> [WHAT YOU WILL DO]
Write out each line beneath this one exactly as it reads.

> [DATA BLOCK]
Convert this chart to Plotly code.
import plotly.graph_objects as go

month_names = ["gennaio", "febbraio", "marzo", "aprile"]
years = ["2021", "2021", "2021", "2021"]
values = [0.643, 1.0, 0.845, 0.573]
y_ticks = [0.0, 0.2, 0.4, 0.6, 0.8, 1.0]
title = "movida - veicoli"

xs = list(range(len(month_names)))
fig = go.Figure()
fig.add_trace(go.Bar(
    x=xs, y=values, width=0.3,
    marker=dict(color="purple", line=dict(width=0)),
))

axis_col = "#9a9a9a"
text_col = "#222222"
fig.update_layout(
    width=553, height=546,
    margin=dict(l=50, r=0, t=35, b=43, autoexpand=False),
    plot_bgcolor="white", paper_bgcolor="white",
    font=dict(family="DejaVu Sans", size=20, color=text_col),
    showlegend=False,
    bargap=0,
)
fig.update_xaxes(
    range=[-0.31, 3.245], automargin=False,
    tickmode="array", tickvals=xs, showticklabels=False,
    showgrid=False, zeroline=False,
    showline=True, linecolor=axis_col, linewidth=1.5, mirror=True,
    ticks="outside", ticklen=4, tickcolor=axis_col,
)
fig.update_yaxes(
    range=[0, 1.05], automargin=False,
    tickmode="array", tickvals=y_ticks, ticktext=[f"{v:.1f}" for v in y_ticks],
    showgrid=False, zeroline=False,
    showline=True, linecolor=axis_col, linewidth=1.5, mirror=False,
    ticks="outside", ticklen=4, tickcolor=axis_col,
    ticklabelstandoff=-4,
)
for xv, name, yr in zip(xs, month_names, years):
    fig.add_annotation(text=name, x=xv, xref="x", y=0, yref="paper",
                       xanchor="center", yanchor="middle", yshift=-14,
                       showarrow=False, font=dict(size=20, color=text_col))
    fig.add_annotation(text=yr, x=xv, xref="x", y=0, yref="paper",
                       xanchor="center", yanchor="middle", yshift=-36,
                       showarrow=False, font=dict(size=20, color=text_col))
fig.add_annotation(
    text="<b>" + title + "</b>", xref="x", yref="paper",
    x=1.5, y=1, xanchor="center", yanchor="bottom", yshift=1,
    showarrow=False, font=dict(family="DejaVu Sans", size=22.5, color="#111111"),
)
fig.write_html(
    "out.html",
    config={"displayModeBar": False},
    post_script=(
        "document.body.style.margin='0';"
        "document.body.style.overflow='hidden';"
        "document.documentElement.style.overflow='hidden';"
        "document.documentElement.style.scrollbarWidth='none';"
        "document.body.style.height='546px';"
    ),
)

> [SOLUTION BELOW]
Convert this chart to Plotly code.
import plotly.graph_objects as go

month_names = ["gennaio", "febbraio", "marzo", "aprile"]
years = ["2021", "2021", "2021", "2021"]
values = [0.643, 1.0, 0.845, 0.573]
y_ticks = [0.0, 0.2, 0.4, 0.6, 0.8, 1.0]
title = "movida - veicoli"

xs = list(range(len(month_names)))
fig = go.Figure()
fig.add_trace(go.Bar(
    x=xs, y=values, width=0.3,
    marker=dict(color="purple", line=dict(width=0)),
))

axis_col = "#9a9a9a"
text_col = "#222222"
fig.update_layout(
    width=553, height=546,
    margin=dict(l=50, r=0, t=35, b=43, autoexpand=False),
    plot_bgcolor="white", paper_bgcolor="white",
    font=dict(family="DejaVu Sans", size=20, color=text_col),
    showlegend=False,
    bargap=0,
)
fig.update_xaxes(
    range=[-0.31, 3.245], automargin=False,
    tickmode="array", tickvals=xs, showticklabels=False,
    showgrid=False, zeroline=False,
    showline=True, linecolor=axis_col, linewidth=1.5, mirror=True,
    ticks="outside", ticklen=4, tickcolor=axis_col,
)
fig.update_yaxes(
    range=[0, 1.05], automargin=False,
    tickmode="array", tickvals=y_ticks, ticktext=[f"{v:.1f}" for v in y_ticks],
    showgrid=False, zeroline=False,
    showline=True, linecolor=axis_col, linewidth=1.5, mirror=False,
    ticks="outside", ticklen=4, tickcolor=axis_col,
    ticklabelstandoff=-4,
)
for xv, name, yr in zip(xs, month_names, years):
    fig.add_annotation(text=name, x=xv, xref="x", y=0, yref="paper",
                       xanchor="center", yanchor="middle", yshift=-14,
                       showarrow=False, font=dict(size=20, color=text_col))
    fig.add_annotation(text=yr, x=xv, xref="x", y=0, yref="paper",
                       xanchor="center", yanchor="middle", yshift=-36,
                       showarrow=False, font=dict(size=20, color=text_col))
fig.add_annotation(
    text="<b>" + title + "</b>", xref="x", yref="paper",
    x=1.5, y=1, xanchor="center", yanchor="bottom", yshift=1,
    showarrow=False, font=dict(family="DejaVu Sans", size=22.5, color="#111111"),
)
fig.write_html(
    "out.html",
    config={"displayModeBar": False},
    post_script=(
        "document.body.style.margin='0';"
        "document.body.style.overflow='hidden';"
        "document.documentElement.style.overflow='hidden';"
        "document.documentElement.style.scrollbarWidth='none';"
        "document.body.style.height='546px';"
    ),
)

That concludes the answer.